**Directive**
Lift every line from the entries that includes the word "code".

Lines of data

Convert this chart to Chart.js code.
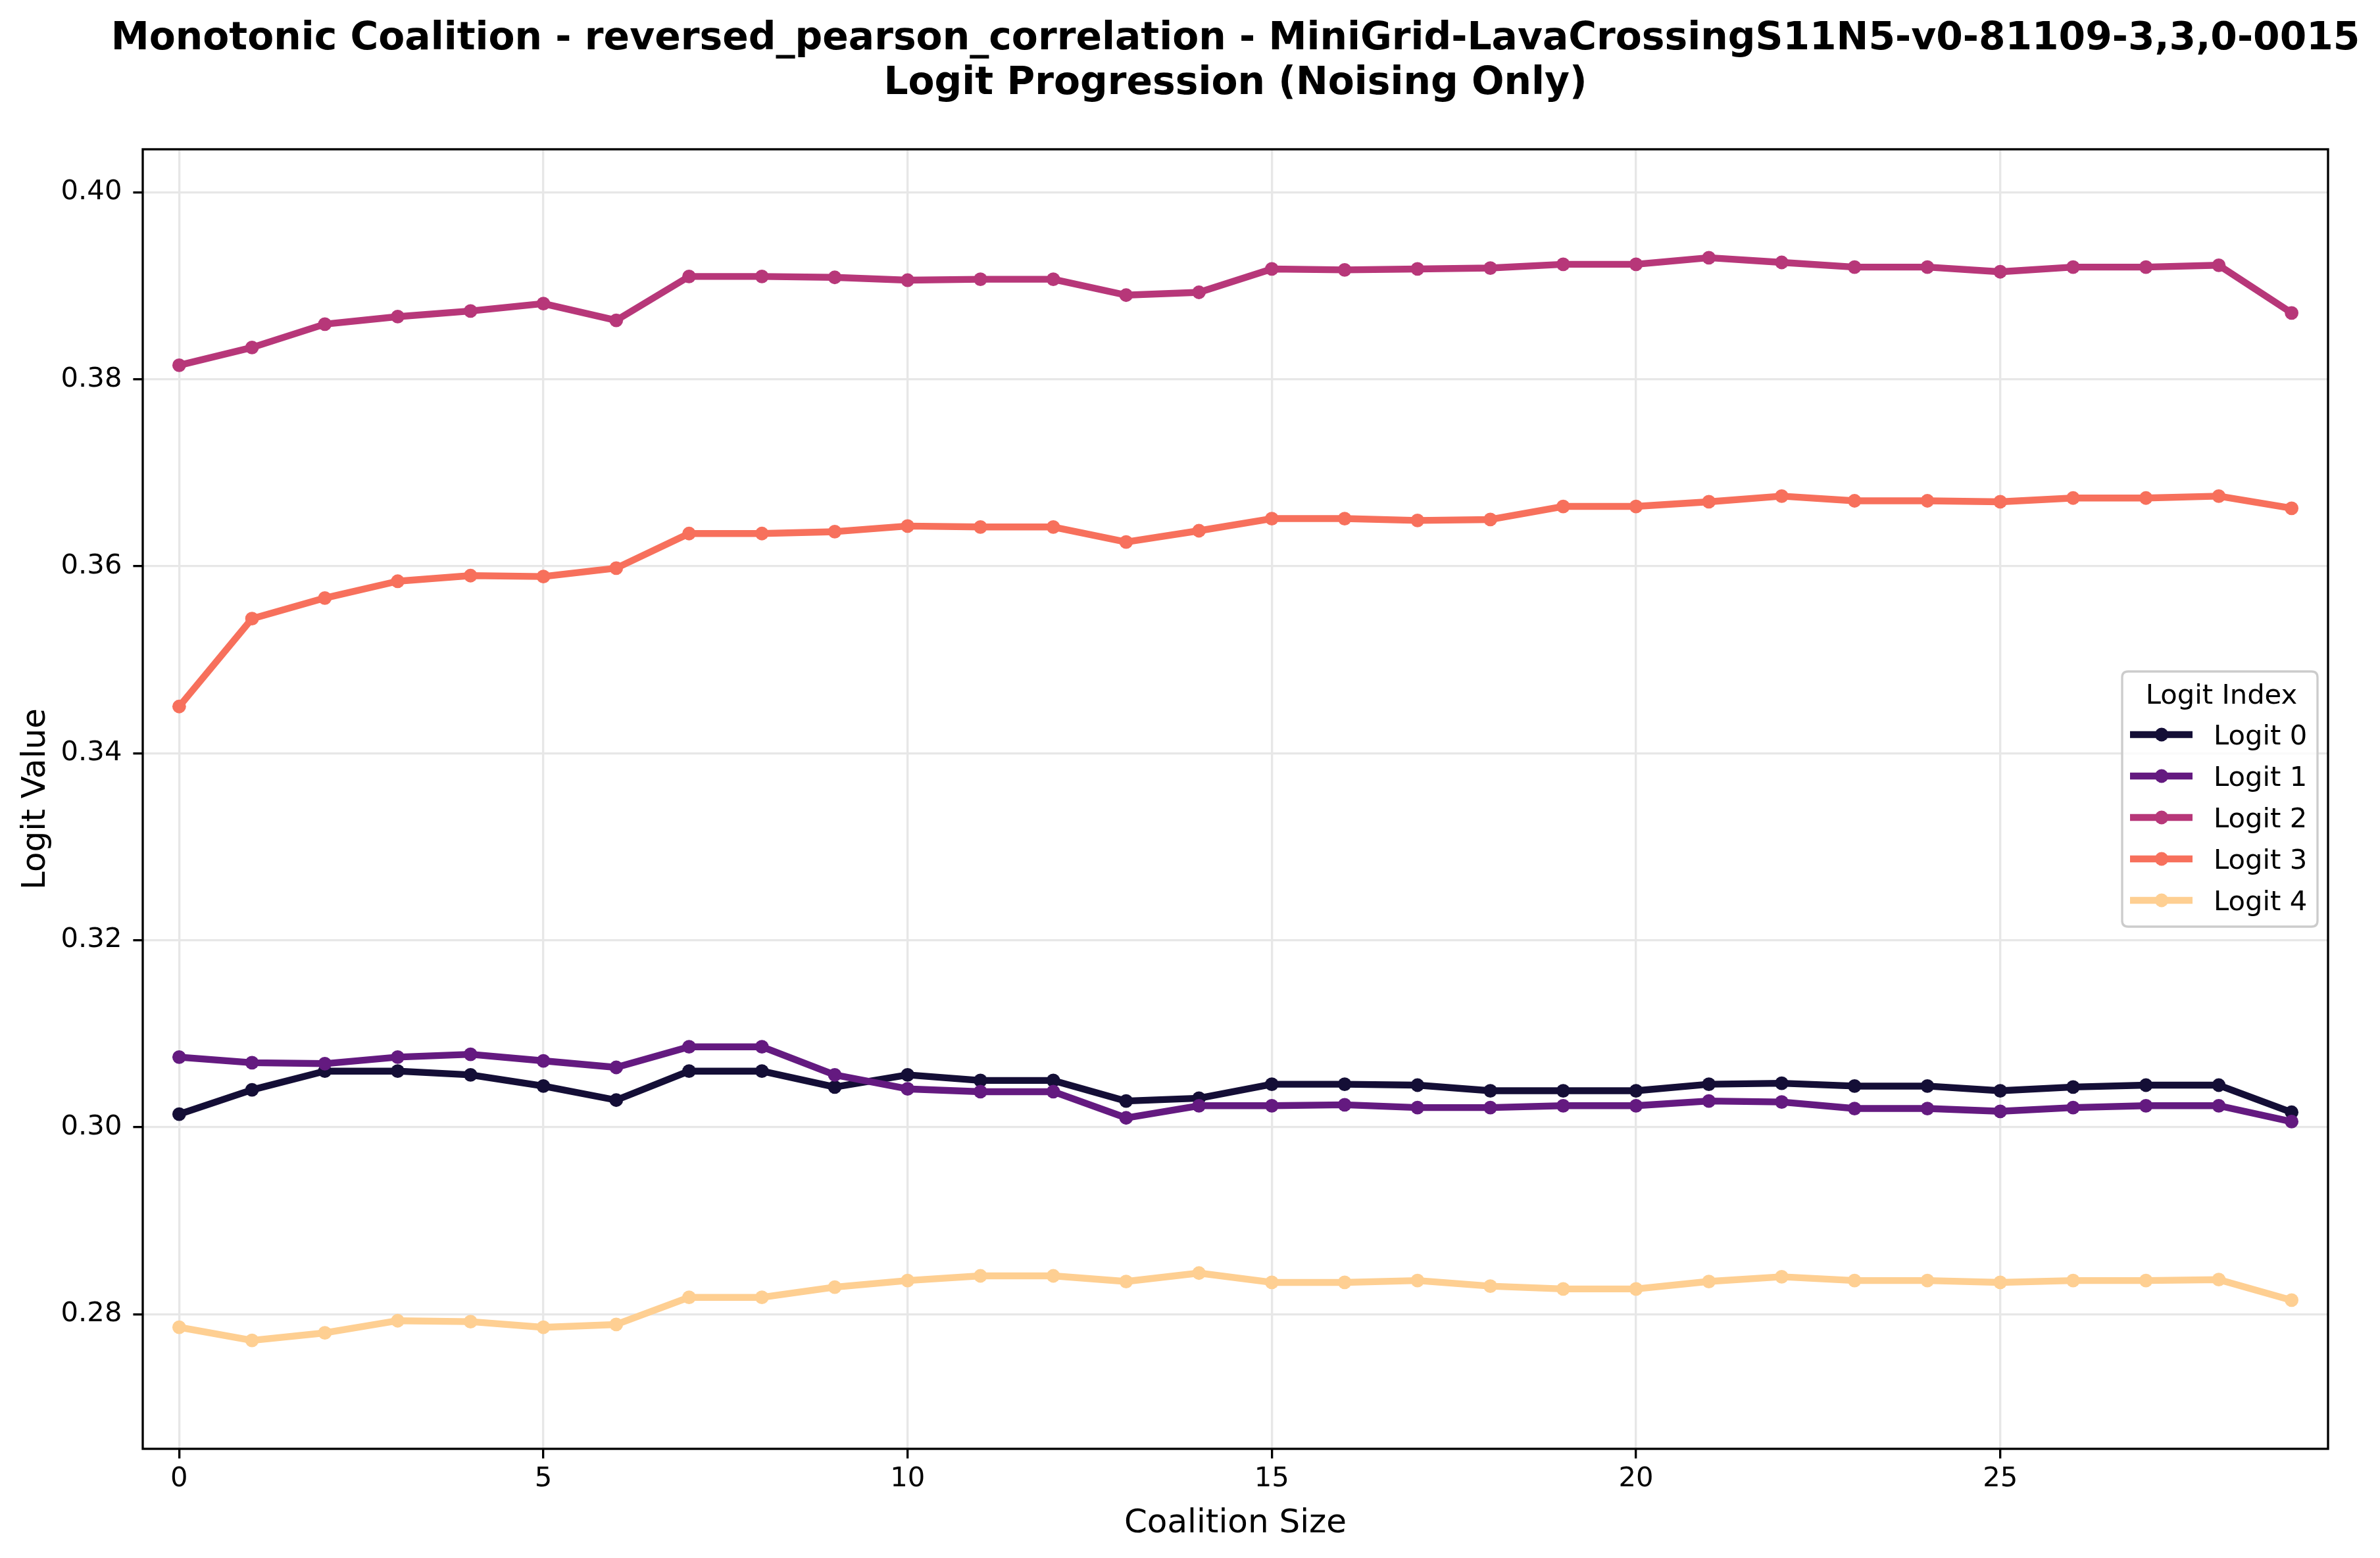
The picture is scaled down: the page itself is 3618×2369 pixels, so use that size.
<!DOCTYPE html>
<html>
<head>
<meta charset="utf-8">
<script src="https://cdn.jsdelivr.net/npm/chart.js"></script>
<style>
  html, body { margin: 0; padding: 0; background: #ffffff; }
  canvas { display: block; }
</style>
</head>
<body>
<canvas id="c" width="3618" height="2369" style="width:3618px;height:2369px"></canvas>
<script>
// ---------------- data ----------------
const coalitionSizes = [0,1,2,3,4,5,6,7,8,9,10,11,12,13,14,15,16,17,18,19,20,21,22,23,24,25,26,27,28,29];
const seriesNames = ['Logit 0', 'Logit 1', 'Logit 2', 'Logit 3', 'Logit 4'];
const logit0 = [0.3014,0.3040,0.3060,0.3060,0.3056,0.3044,0.3029,0.3060,0.3060,0.3043,0.3056,0.3050,0.3050,0.3028,0.3031,0.3046,0.3046,0.3045,0.3039,0.3039,0.3039,0.3046,0.3047,0.3044,0.3044,0.3039,0.3043,0.3045,0.3045,0.3016];
const logit1 = [0.3075,0.3069,0.3068,0.3075,0.3078,0.3071,0.3064,0.3086,0.3086,0.3056,0.3041,0.3038,0.3038,0.3010,0.3023,0.3023,0.3024,0.3021,0.3021,0.3023,0.3023,0.3028,0.3027,0.3020,0.3020,0.3017,0.3021,0.3023,0.3023,0.3006];
const logit2 = [0.3815,0.3834,0.3859,0.3867,0.3873,0.3881,0.3863,0.3910,0.3910,0.3909,0.3906,0.3907,0.3907,0.3890,0.3893,0.3918,0.3917,0.3918,0.3919,0.3923,0.3923,0.3930,0.3925,0.3920,0.3920,0.3915,0.3920,0.3920,0.3922,0.3871];
const logit3 = [0.3450,0.3544,0.3566,0.3584,0.3590,0.3589,0.3598,0.3635,0.3635,0.3637,0.3643,0.3642,0.3642,0.3626,0.3638,0.3651,0.3651,0.3649,0.3650,0.3664,0.3664,0.3669,0.3675,0.3670,0.3670,0.3669,0.3673,0.3673,0.3675,0.3662];
const logit4 = [0.2786,0.2772,0.2780,0.2793,0.2792,0.2786,0.2789,0.2818,0.2818,0.2829,0.2836,0.2841,0.2841,0.2835,0.2844,0.2834,0.2834,0.2836,0.2830,0.2827,0.2827,0.2835,0.2840,0.2836,0.2836,0.2834,0.2836,0.2836,0.2837,0.2815];
const xTickValues = [0, 5, 10, 15, 20, 25];
const yTickValues = [0.28, 0.30, 0.32, 0.34, 0.36, 0.38, 0.40];
const xRange = [-0.5, 29.5];
const yRange = [0.2656, 0.4046];
const titleLines = ['Monotonic Coalition - reversed_pearson_correlation - MiniGrid-LavaCrossingS11N5-v0-81109-3,3,0-0015', 'Logit Progression (Noising Only)'];
const xAxisTitle = 'Coalition Size';
const yAxisTitle = 'Logit Value';
const legendTitle = 'Logit Index';

// ---------------- style ----------------
const allSeries = [logit0, logit1, logit2, logit3, logit4];
const colors = ['#140e36', '#641a80', '#b73779', '#f7705c', '#fecf92'];
const FONT = "'DejaVu Sans', 'Liberation Sans', sans-serif";
const LW = 10.4;
const MR = 10.4;
const SPINE = 3.33;

const datasets = allSeries.map((vals, i) => ({
  label: seriesNames[i],
  data: coalitionSizes.map((x, j) => ({ x: x, y: vals[j] })),
  borderColor: colors[i],
  backgroundColor: colors[i],
  borderWidth: LW,
  pointRadius: MR,
  pointHoverRadius: MR,
  pointBorderWidth: 0,
  pointBackgroundColor: colors[i],
  borderJoinStyle: 'round',
  borderCapStyle: 'square',
  tension: 0,
  fill: false,
  order: allSeries.length - i
}));

const decorPlugin = {
  id: 'decor',
  afterDatasetsDraw(chart) {
    const ctx = chart.ctx;
    const a = chart.chartArea;
    ctx.save();
    // spines
    ctx.strokeStyle = '#000000';
    ctx.lineWidth = SPINE;
    ctx.strokeRect(a.left, a.top, a.right - a.left, a.bottom - a.top);

    // legend
    const lx0 = 3226, ly0 = 1021, lx1 = 3523, ly1 = 1409, r = 9;
    ctx.beginPath();
    ctx.moveTo(lx0 + r, ly0);
    ctx.lineTo(lx1 - r, ly0);
    ctx.quadraticCurveTo(lx1, ly0, lx1, ly0 + r);
    ctx.lineTo(lx1, ly1 - r);
    ctx.quadraticCurveTo(lx1, ly1, lx1 - r, ly1);
    ctx.lineTo(lx0 + r, ly1);
    ctx.quadraticCurveTo(lx0, ly1, lx0, ly1 - r);
    ctx.lineTo(lx0, ly0 + r);
    ctx.quadraticCurveTo(lx0, ly0, lx0 + r, ly0);
    ctx.closePath();
    ctx.fillStyle = 'rgba(255,255,255,0.8)';
    ctx.fill();
    ctx.strokeStyle = '#cccccc';
    ctx.lineWidth = 3.33;
    ctx.stroke();

    ctx.fillStyle = '#000000';
    ctx.font = '41.7px ' + FONT;
    ctx.textAlign = 'center';
    ctx.textBaseline = 'alphabetic';
    ctx.fillText(legendTitle, 3377, 1070);

    chart.data.datasets.forEach((ds, i) => {
      const y = 1117 + 63 * i;
      ctx.strokeStyle = ds.borderColor;
      ctx.lineWidth = LW;
      ctx.lineCap = 'butt';
      ctx.beginPath();
      ctx.moveTo(3238, y);
      ctx.lineTo(3333, y);
      ctx.stroke();
      ctx.fillStyle = ds.borderColor;
      ctx.beginPath();
      ctx.arc(3286, y, MR, 0, Math.PI * 2);
      ctx.fill();
      ctx.fillStyle = '#000000';
      ctx.textAlign = 'left';
      ctx.fillText(ds.label, 3365, y + 15);
    });

    // titles
    const cx = (a.left + a.right) / 2;
    ctx.fillStyle = '#000000';
    ctx.textAlign = 'center';
    ctx.font = 'bold 58.3px ' + FONT;
    ctx.fillText(titleLines[0], cx, 75);
    ctx.fillText(titleLines[1], cx, 143);

    ctx.font = '50px ' + FONT;
    ctx.fillText(xAxisTitle, cx, 2330);

    ctx.save();
    ctx.translate(68, (a.top + a.bottom) / 2);
    ctx.rotate(-Math.PI / 2);
    ctx.textAlign = 'center';
    ctx.fillText(yAxisTitle, 0, 0);
    ctx.restore();

    ctx.restore();
  }
};

new Chart(document.getElementById('c'), {
  type: 'line',
  data: { datasets: datasets },
  options: {
    responsive: false,
    devicePixelRatio: 1,
    animation: false,
    events: [],
    layout: { padding: { left: 0, top: 227, right: 79, bottom: 0 } },
    plugins: {
      legend: { display: false },
      title: { display: false },
      tooltip: { enabled: false }
    },
    scales: {
      x: {
        type: 'linear',
        min: xRange[0],
        max: xRange[1],
        afterBuildTicks(scale) { scale.ticks = xTickValues.map(v => ({ value: v })); },
        afterFit(scale) { scale.height = 166; },
        ticks: {
          font: { family: FONT, size: 41.7 },
          color: '#000000',
          padding: 7,
          maxRotation: 0,
          autoSkip: false,
          callback: (v) => String(v)
        },
        grid: {
          color: '#e7e7e7',
          lineWidth: 3.33,
          drawTicks: true,
          tickLength: 14.6,
          tickColor: '#000000',
          tickWidth: 3.33
        },
        border: { display: false }
      },
      y: {
        type: 'linear',
        min: yRange[0],
        max: yRange[1],
        afterBuildTicks(scale) { scale.ticks = yTickValues.map(v => ({ value: v })); },
        afterFit(scale) { scale.width = 217; },
        ticks: {
          font: { family: FONT, size: 41.7 },
          color: '#000000',
          padding: 17,
          autoSkip: false,
          callback: (v) => Number(v).toFixed(2)
        },
        grid: {
          color: '#e7e7e7',
          lineWidth: 3.33,
          drawTicks: true,
          tickLength: 14.6,
          tickColor: '#000000',
          tickWidth: 3.33
        },
        border: { display: false }
      }
    }
  },
  plugins: [decorPlugin]
});
</script>
</body>
</html>
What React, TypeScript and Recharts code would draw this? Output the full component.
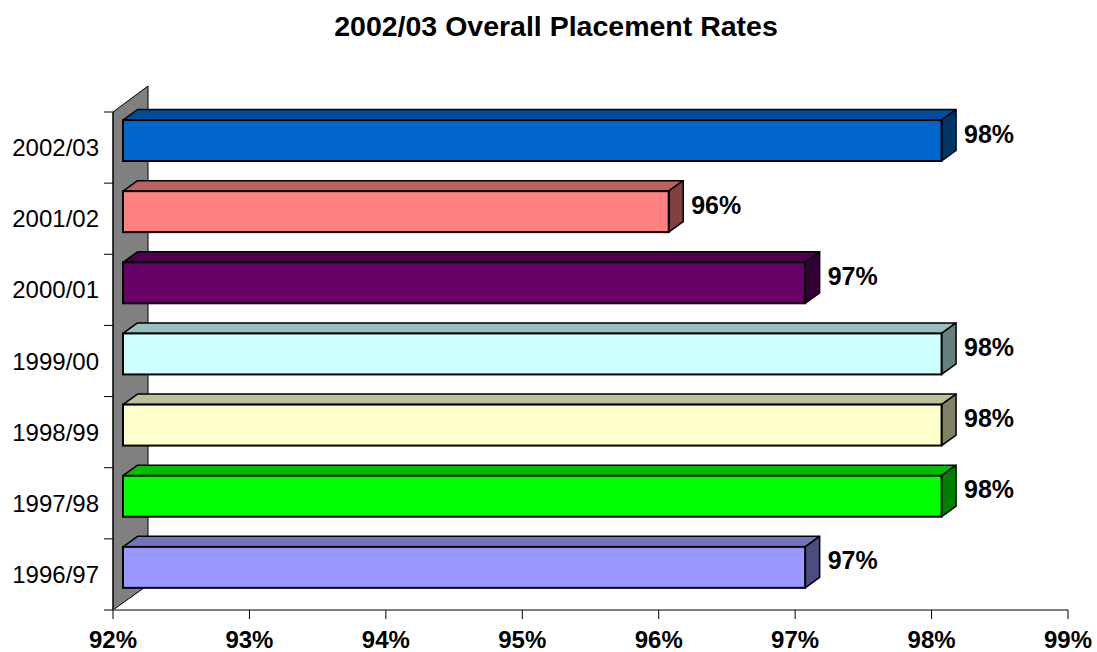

**Response below**
Convert this chart to Chart.js code.
What React, TypeScript and Recharts code would draw this? Output the full component.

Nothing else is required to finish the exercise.